In this instance, in step S221, the computation core 121 may perform an expert decision operation for each input batch input in order using an expert decision operator including n output channels corresponding to the n expert neural network operators, respectively, and then select a plurality of expert neural network operators for processing respective corresponding input batches according to an operation result of the expert decision operator. In particular, in step S221, the computation core 121 may perform selection to activate a plurality of expert neural network operators corresponding to a plurality of output channels having the largest expert decision operation results, respectively, for each input batch.
In addition, the step S220 may further include a single skip operation step (not shown) and a double skip operation step (not shown) of the computation core 121. A reason therefor is to efficiently utilize sparsity occurring in each step of inference FF, backpropagation BP, and weight update WG, reflecting the characteristics of SMoE-NeRF, which is configured with a structure in which SMoE layers and ReLU layers are alternately repeated and exhibits different sparsity characteristics in three training processes. In the single skip operation step (not shown), the computation core 121 may perform a matrix multiplication operation of a sparse matrix and a dense matrix for the inference and backpropagation steps, and in the double skip operation step (not shown), the computation core 121 may perform a matrix multiplication operation of a sparse matrix and a sparse matrix for the weight update step.

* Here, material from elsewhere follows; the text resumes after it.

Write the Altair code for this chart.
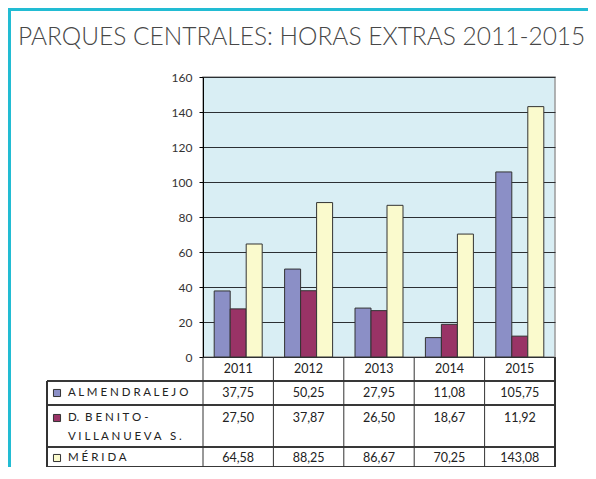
import altair as alt
import pandas as pd

# ---------------- data ----------------
years = ["2011", "2012", "2013", "2014", "2015"]
series = ["ALMENDRALEJO", "D. BENITO-VILLANUEVA S.", "MÉRIDA"]
almendralejo = [37.75, 50.25, 27.95, 11.08, 105.75]
benito_villanueva = [27.50, 37.87, 26.50, 18.67, 11.92]
merida = [64.58, 88.25, 86.67, 70.25, 143.08]
y_ticks = [0, 20, 40, 60, 80, 100, 120, 140, 160]
title_text = "PARQUES CENTRALES: HORAS EXTRAS 2011-2015"
# row labels as shown in the table (letter-spaced, two lines for the 2nd series)
NB = "\u00a0"
row_label_lines = [
    ["A L M E N D R A L E J O"],
    ["D." + NB + NB + "B E N I T O -", "V I L L A N U E V A" + NB + NB + NB + "S ."],
    ["M É R I D A"],
]

# ---------------- style ----------------
colors = ["#8b8fc6", "#993366", "#fafacd"]
W, H = 352, 280
FONT = "Lato"
row_text_y = [316, 341, 381]          # first text line of each table row
second_line_dy = 19
header_y = 292
label_x = -135
square_x = -146
hlines = [304, 328, 370, 390]
table_left = -156
table_bottom = 390
teal = "#22bcd3"

values = [almendralejo, benito_villanueva, merida]
rows = []
for s, vals in zip(series, values):
    for y, v in zip(years, vals):
        rows.append({"year": y, "series": s, "value": v,
                     "label": f"{v:.2f}".replace(".", ",")})
df = pd.DataFrame(rows)
years_df = pd.DataFrame({"year": years})

x_enc = alt.X("year:N", sort=years,
              scale=alt.Scale(domain=years, paddingInner=0, paddingOuter=0),
              axis=None)
color_enc = alt.Color("series:N", sort=series,
                      scale=alt.Scale(domain=series, range=colors), legend=None)

bars = alt.Chart(df).mark_bar(stroke="#333333", strokeWidth=1).encode(
    x=x_enc,
    xOffset=alt.XOffset("series:N", sort=series,
                        scale=alt.Scale(domain=series, paddingInner=0, paddingOuter=0.7)),
    y=alt.Y("value:Q", scale=alt.Scale(domain=[0, 160], nice=False),
            axis=alt.Axis(values=y_ticks, grid=True, gridColor="#2b2f33",
                          gridWidth=1, domainColor="#000000", tickColor="#000000",
                          tickSize=4, labelPadding=7, labelFont=FONT,
                          labelFontSize=12, labelColor="#333333", title=None)),
    color=color_enc,
)

layers = [bars]

# table grid lines
for hy in hlines:
    layers.append(alt.Chart(years_df).mark_rule(color="#333333", strokeWidth=1).encode(
        x=alt.value(table_left), x2=alt.value(W), y=alt.value(hy)))
layers.append(alt.Chart(years_df).mark_rule(color="#333333", strokeWidth=1).encode(
    x=alt.X("year:N", sort=years, bandPosition=0, axis=None),
    y=alt.value(H), y2=alt.value(table_bottom)))
layers.append(alt.Chart(years_df).mark_rule(color="#333333", strokeWidth=1.5).encode(
    x=alt.value(W), y=alt.value(H), y2=alt.value(table_bottom)))
layers.append(alt.Chart(years_df).mark_rule(color="#333333", strokeWidth=1.5).encode(
    x=alt.value(table_left), y=alt.value(hlines[0]), y2=alt.value(table_bottom)))

# header years
layers.append(alt.Chart(years_df).mark_text(font=FONT, fontSize=12.5, color="#222222",
                                            baseline="middle").encode(
    x=alt.X("year:N", sort=years, bandPosition=0.5, axis=None),
    y=alt.value(header_y), text="year:N"))

# values, row labels and legend squares
for i, s in enumerate(series):
    sub = df[df["series"] == s]
    layers.append(alt.Chart(sub).mark_text(font=FONT, fontSize=12.5, color="#222222",
                                           baseline="middle").encode(
        x=alt.X("year:N", sort=years, bandPosition=0.5, axis=None),
        y=alt.value(row_text_y[i]), text="label:N"))
    for j, line in enumerate(row_label_lines[i]):
        layers.append(alt.Chart(pd.DataFrame({"t": [line]})).mark_text(
            font=FONT, fontSize=11.5, color="#222222", align="left",
            baseline="middle").encode(
            x=alt.value(label_x), y=alt.value(row_text_y[i] + j * second_line_dy),
            text="t:N"))
    layers.append(alt.Chart(pd.DataFrame({"series": [s]})).mark_point(
        shape="square", filled=True, size=50, stroke="#333333", strokeWidth=1,
        opacity=1).encode(
        x=alt.value(square_x), y=alt.value(row_text_y[i]), color=color_enc))

# title
layers.append(alt.Chart(pd.DataFrame({"t": [title_text]})).mark_text(
    font=FONT, fontSize=24.5, fontWeight=300, color="#474747", align="left",
    baseline="alphabetic").encode(x=alt.value(-185), y=alt.value(-32), text="t:N"))

# teal frame
layers.append(alt.Chart(years_df).mark_rule(color=teal, strokeWidth=3).encode(
    x=alt.value(-195), x2=alt.value(W + 40), y=alt.value(-67.5)))
layers.append(alt.Chart(years_df).mark_rule(color=teal, strokeWidth=3).encode(
    x=alt.value(-193.5), y=alt.value(-69), y2=alt.value(table_bottom + 120)))

chart = alt.layer(*layers).properties(
    width=W, height=H,
    autosize=alt.AutoSizeParams(type="none"),
    padding={"left": 195, "top": 69, "right": 33, "bottom": 110},
).configure_view(fill="#d9eef4", stroke="#9a9a9a", strokeWidth=1.5)

chart.save("out.html", embed_options={"renderer": "svg", "actions": False})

In the description of the method of the present invention with reference to FIGS. 1 to 14, redundant description of content mentioned in the description of the processor of the present invention with reference to FIGS. 1 to 8 has been omitted.

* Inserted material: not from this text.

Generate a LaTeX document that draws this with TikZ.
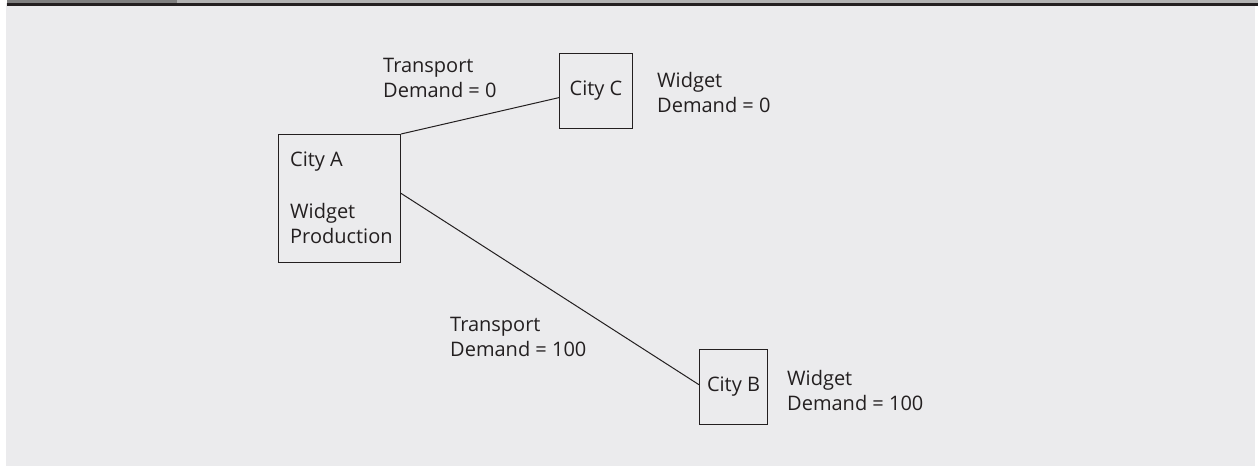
\documentclass[tikz,border=0pt]{standalone}
\usepackage{fontspec}
\setmainfont{Open Sans}
\usetikzlibrary{calc}
\definecolor{ink}{HTML}{231F20}
\definecolor{panel}{HTML}{EBEBED}
\definecolor{tabdark}{HTML}{7F7F7F}
\definecolor{tablight}{HTML}{B2B2B2}
\begin{document}
\begin{tikzpicture}[x=1pt,y=-1pt,
  txt/.style={inner sep=0pt,anchor=base west,align=left,text=ink,
    font=\fontsize{20}{25}\selectfont},
  city/.style={draw=ink,line width=1pt,inner sep=0pt,text=ink,
    font=\fontsize{20}{25}\selectfont},
  link/.style={draw=ink,line width=1pt}]
% frame and background
\useasboundingbox (0,0) rectangle (1258,467);
\fill[panel] (6,3) rectangle (1255,466);
\fill[tabdark] (7,0) rectangle (177,3);
\fill[tablight] (177,0) rectangle (1258,3);
\fill[ink] (7,3) rectangle (1258,6);
% cities
\node[city,minimum width=122pt,minimum height=128pt,anchor=north west] (a) at (278,134) {};
\node[city,minimum width=73pt,minimum height=75pt,anchor=north west] (c) at (559,53) {City C};
\node[city,minimum width=68pt,minimum height=75pt,anchor=north west] (b) at (699,349) {City B};
% text inside City A (anchored on the baseline of its last line)
\node[txt] (atext) at (290,243) {City A\\[27pt]Widget\\Production};
% connections
\draw[link] (a.north east) -- ($(c.north west)!0.587!(c.south west)$);
\draw[link] ($(a.north east)!0.46!(a.south east)$) -- ($(b.north west)!0.47!(b.south west)$);
% labels (anchored on the baseline of their last line)
\node[txt] (tc) at (383,97) {Transport\\Demand = 0};
\node[txt] (wc) at (657,112) {Widget\\Demand = 0};
\node[txt] (tb) at (450,356) {Transport\\Demand = 100};
\node[txt] (wb) at (787,410) {Widget\\Demand = 100};
\end{tikzpicture}
\end{document}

In addition, in the description with reference to FIGS. 1 to 14, the expert neural network operator, the expert decision neural network operator, and the integrated expert neural network operator represent virtual operators that perform a computational process for each neural network layer, and a type of operator may be determined depending on the operation mode of the computation core.
As described above, the processor and method for SLAM of the present invention may solve a problem of high latency of the neural network rendering algorithm by reducing the operation quantity by applying the real-time neural network (SMoE-NeRF) rendering technology utilizing the SMoE model acceleration architecture that requires a small operation quantity compared to the parameters, and as a result, may achieve acceleration in mobile devices. That is, the present invention has an effect of being able to reduce the operation quantity by a factor of 6.9 without accuracy loss compared to the existing SLAM algorithm by applying SMoE-NeRF.

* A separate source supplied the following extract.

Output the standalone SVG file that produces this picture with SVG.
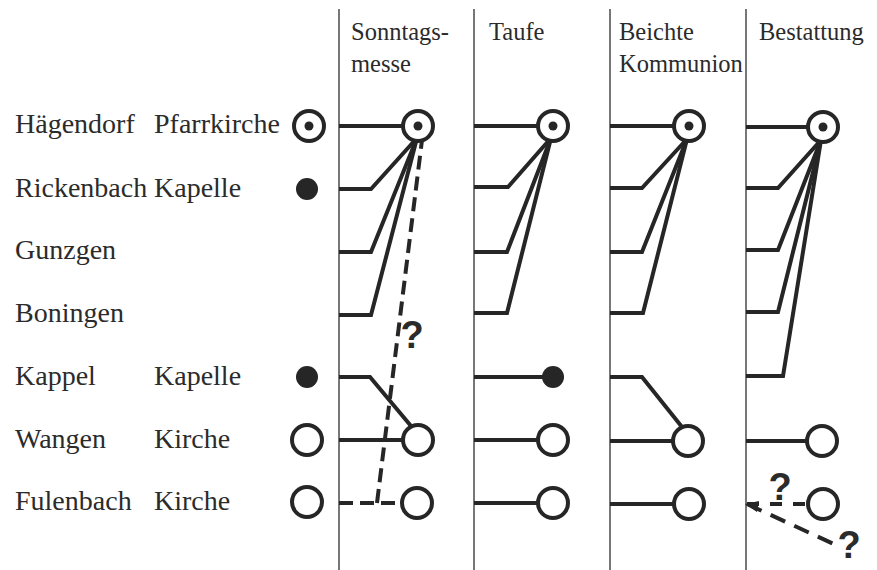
<svg xmlns="http://www.w3.org/2000/svg" width="877" height="570" viewBox="0 0 877 570">
<style>
.lab{font-family:"Liberation Serif","Times New Roman",serif;font-size:28px;fill:#2b2b2b}
.hd{font-family:"Liberation Serif","Times New Roman",serif;font-size:24.5px;fill:#2b2b2b}
.q{font-family:"Liberation Sans",Arial,sans-serif;font-size:38px;font-weight:bold;fill:#2b2b2b;text-anchor:middle}
.sep{stroke:#555;stroke-width:1.6;fill:none}
.ln{stroke:#262626;stroke-width:4;fill:none;stroke-linejoin:miter}
.ds{stroke:#262626;stroke-width:4;fill:none;stroke-dasharray:14 7}
.oc{fill:#fff;stroke:#262626;stroke-width:4}
.dot{fill:#262626}
</style>
<rect width="877" height="570" fill="#fff"/>
<g id="separators">
<line class="sep" x1="339" y1="9" x2="339" y2="570"/>
<line class="sep" x1="474" y1="9" x2="474" y2="570"/>
<line class="sep" x1="610" y1="9" x2="610" y2="570"/>
<line class="sep" x1="746" y1="9" x2="746" y2="570"/>
</g>
<g id="headers">
<text class="hd" x="351" y="40">Sonntags-</text>
<text class="hd" x="351" y="72">messe</text>
<text class="hd" x="489" y="40">Taufe</text>
<text class="hd" x="619" y="40">Beichte</text>
<text class="hd" x="619" y="72">Kommunion</text>
<text class="hd" x="759" y="40">Bestattung</text>
</g>
<g id="connectors">
<!-- column 1: Sonntagsmesse -->
<line class="ln" x1="339" y1="126" x2="410" y2="126"/>
<polyline class="ln" points="339,189 371,189 417,138"/>
<polyline class="ln" points="339,252 371,252 417,138"/>
<polyline class="ln" points="339,315 371,315 417,138"/>
<polyline class="ln" points="339,377 370,377 416,432"/>
<line class="ln" x1="339" y1="440" x2="410" y2="440"/>
<line class="ds" x1="339" y1="503" x2="404" y2="503"/>
<line class="ds" x1="377" y1="503" x2="422" y2="140"/>
<!-- column 2: Taufe -->
<line class="ln" x1="474" y1="126" x2="545" y2="126"/>
<polyline class="ln" points="474,187 508,187 551,138"/>
<polyline class="ln" points="474,252 507,252 551,138"/>
<polyline class="ln" points="474,313 507,313 551,138"/>
<line class="ln" x1="474" y1="377" x2="550" y2="377"/>
<line class="ln" x1="474" y1="440" x2="545" y2="440"/>
<line class="ln" x1="474" y1="503" x2="545" y2="503"/>
<!-- column 3: Beichte Kommunion -->
<line class="ln" x1="610" y1="126" x2="681" y2="126"/>
<polyline class="ln" points="610,188 642,188 687,139"/>
<polyline class="ln" points="610,252 642,252 687,139"/>
<polyline class="ln" points="610,313 643,313 687,139"/>
<polyline class="ln" points="610,377 642,377 686,432"/>
<line class="ln" x1="610" y1="441" x2="680" y2="441"/>
<line class="ln" x1="610" y1="504" x2="681" y2="504"/>
<!-- column 4: Bestattung -->
<line class="ln" x1="746" y1="127" x2="815" y2="127"/>
<polyline class="ln" points="746,188 778,188 821,140"/>
<polyline class="ln" points="746,250 778,250 821,140"/>
<polyline class="ln" points="746,312 778,312 821,140"/>
<polyline class="ln" points="746,376 783,376 821,140"/>
<line class="ln" x1="746" y1="441" x2="814" y2="441"/>
<line class="ln" x1="747" y1="504" x2="815" y2="504" style="stroke-dasharray:12 11"/>
<line class="ln" x1="747" y1="504" x2="838" y2="546" style="stroke-dasharray:16 10"/>
<polygon class="dot" points="745,504 759,501 757,512"/>
</g>
<g id="row-haegendorf">
<text class="lab" x="15" y="133">Hägendorf</text>
<text class="lab" x="154" y="133">Pfarrkirche</text>
<circle class="oc" cx="309" cy="126" r="15"/><circle class="dot" cx="309" cy="126" r="4.5"/>
</g>
<g id="row-rickenbach">
<text class="lab" x="15" y="197">Rickenbach</text>
<text class="lab" x="154" y="197">Kapelle</text>
<circle class="dot" cx="307" cy="189" r="11"/>
</g>
<g id="row-gunzgen">
<text class="lab" x="15" y="259">Gunzgen</text>
</g>
<g id="row-boningen">
<text class="lab" x="15" y="322">Boningen</text>
</g>
<g id="row-kappel">
<text class="lab" x="15" y="385">Kappel</text>
<text class="lab" x="154" y="385">Kapelle</text>
<circle class="dot" cx="307" cy="377" r="11"/>
</g>
<g id="row-wangen">
<text class="lab" x="15" y="448">Wangen</text>
<text class="lab" x="154" y="448">Kirche</text>
<circle class="oc" cx="307" cy="440" r="15"/>
</g>
<g id="row-fulenbach">
<text class="lab" x="15" y="510">Fulenbach</text>
<text class="lab" x="154" y="510">Kirche</text>
<circle class="oc" cx="307" cy="502" r="15"/>
</g>
<g id="col-sonntagsmesse">
<circle class="oc" cx="418" cy="126" r="15"/><circle class="dot" cx="418" cy="126" r="4.5"/>
<circle class="oc" cx="418" cy="440" r="15"/>
<circle class="oc" cx="417" cy="503" r="15"/>
<text class="q" x="412" y="348">?</text>
</g>
<g id="col-taufe">
<circle class="oc" cx="553" cy="126" r="15"/><circle class="dot" cx="553" cy="126" r="4.5"/>
<circle class="dot" cx="553" cy="377" r="11"/>
<circle class="oc" cx="553" cy="440" r="15"/>
<circle class="oc" cx="553" cy="503" r="15"/>
</g>
<g id="col-beichte">
<circle class="oc" cx="689" cy="126" r="15"/><circle class="dot" cx="689" cy="126" r="4.5"/>
<circle class="oc" cx="688" cy="441" r="15"/>
<circle class="oc" cx="689" cy="504" r="15"/>
</g>
<g id="col-bestattung">
<circle class="oc" cx="823" cy="127" r="15"/><circle class="dot" cx="823" cy="127" r="4.5"/>
<circle class="oc" cx="822" cy="441" r="15"/>
<circle class="oc" cx="823" cy="504" r="15"/>
<text class="q" x="780" y="500">?</text>
<text class="q" x="849" y="558">?</text>
</g>
</svg>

In addition, the present invention solves a problem of frequent memory access required in the SMoE algorithm by rearranging an expert model access pattern that dynamically changes according to the input batch out of order, then converting the pattern into a matrix multiplication operation, and processing the operation, thereby having an effect of being able to achieve high throughput. That is, the present invention has an effect of achieving 6.5 times faster throughput by reducing the amount of data movement inside the chip by 88.8% compared to the existing hardware structure that processes the input batch in order by applying a scheduler (aka, OoO-SMoE router) that performs scheduling to process the input batch in order.
In addition, the present invention has an effect of additionally accelerating the SLAM algorithm while simultaneously achieving high energy efficiency by applying the HCG SC optimized for the data sparsity pattern. That is, the present invention may accelerate the matrix multiplication operation by utilizing sparsity in the HCG-SC core optimized for the data sparsity pattern occurring in three processes of neural network training, namely, inference FF, backpropagation BP, and weight update WG, thereby improving energy efficiency from 32.4% to 55.6% compared to the existing architecture and having an effect of additionally increasing throughput by 2.65 times.
In addition, the present invention has an effect of enabling low-power mapping by removing unnecessary 2D pixels in preprocessing of a neural network operation. That is, the present invention has an effect of being able to reduce energy consumption per frame by 42.9% compared to the conventional one while occupying only 2.8% of the area of the entire chip by identifying familiar pixels when a new image is input in the 2D sampling process, which is preprocessing of the neural network operation, and skipping mapping to the familiar pixels in a subsequent mapping process.
As a result, the processor proposed in the present invention operates at low power and high speed, enabling SLAM based on neural network rendering to be possible even on mobile devices. That is, the present invention may be applied to all fields requiring 3D information on mobile devices, and compared to 3D information generated by SLAM supported by existing mobile devices, information based on neural network rendering may be predicted even for unobserved areas, which significantly reduces a failure rate of conflict probability prediction, and may be utilized in applications such as autonomous robotics.
In addition, the present invention supports real-time training, and thus may be usefully utilized in virtual reality, augmented reality, etc., where the surrounding environment dynamically changes.
As described above, the processor and method for SLAM of the present invention may solve a problem of high latency of the neural network rendering algorithm by reducing the operation quantity by applying the real-time neural network (SMoE-NeRF) rendering technology utilizing the SMoE model acceleration architecture that requires a small operation quantity compared to the parameters, and as a result, may achieve acceleration in mobile devices. That is, the present invention has an effect of being able to reduce the operation quantity by a factor of 6.9 without accuracy loss compared to the existing SLAM algorithm by applying SMoE-NeRF.
In addition, the present invention solves a problem of frequent memory access required in the SMoE algorithm by rearranging an expert model access pattern that dynamically changes according to the input batch out of order, then converting the pattern into a matrix multiplication operation, and processing the operation, thereby having an effect of being able to achieve high throughput. That is, the present invention has an effect of achieving 6.5 times faster throughput by reducing the amount of data movement inside the chip by 88.8% compared to the existing hardware structure that processes the input batch in order by applying a scheduler (aka, OoO-SMoE router) that performs scheduling to process the input batch in order.
In addition, the present invention has an effect of additionally accelerating the SLAM algorithm while simultaneously achieving high energy efficiency by applying the HCG SC optimized for the data sparsity pattern. That is, the present invention may accelerate the matrix multiplication operation by utilizing sparsity in the HCG-SC core optimized for the data sparsity pattern occurring in three processes of neural network training, namely, inference FF, backpropagation BP, and weight update WG, thereby improving energy efficiency from 32.4% to 55.6% compared to the existing architecture and having an effect of additionally increasing throughput by 2.65 times.
In addition, the present invention has an effect of enabling low-power mapping by removing unnecessary 2D pixels in preprocessing of a neural network operation. That is, the present invention has an effect of being able to reduce energy consumption per frame by 42.9% compared to the conventional one while occupying only 2.8% of the area of the entire chip by identifying familiar pixels when a new image is input in the 2D sampling process, which is preprocessing of the neural network operation, and skipping mapping to the familiar pixels in a subsequent mapping process.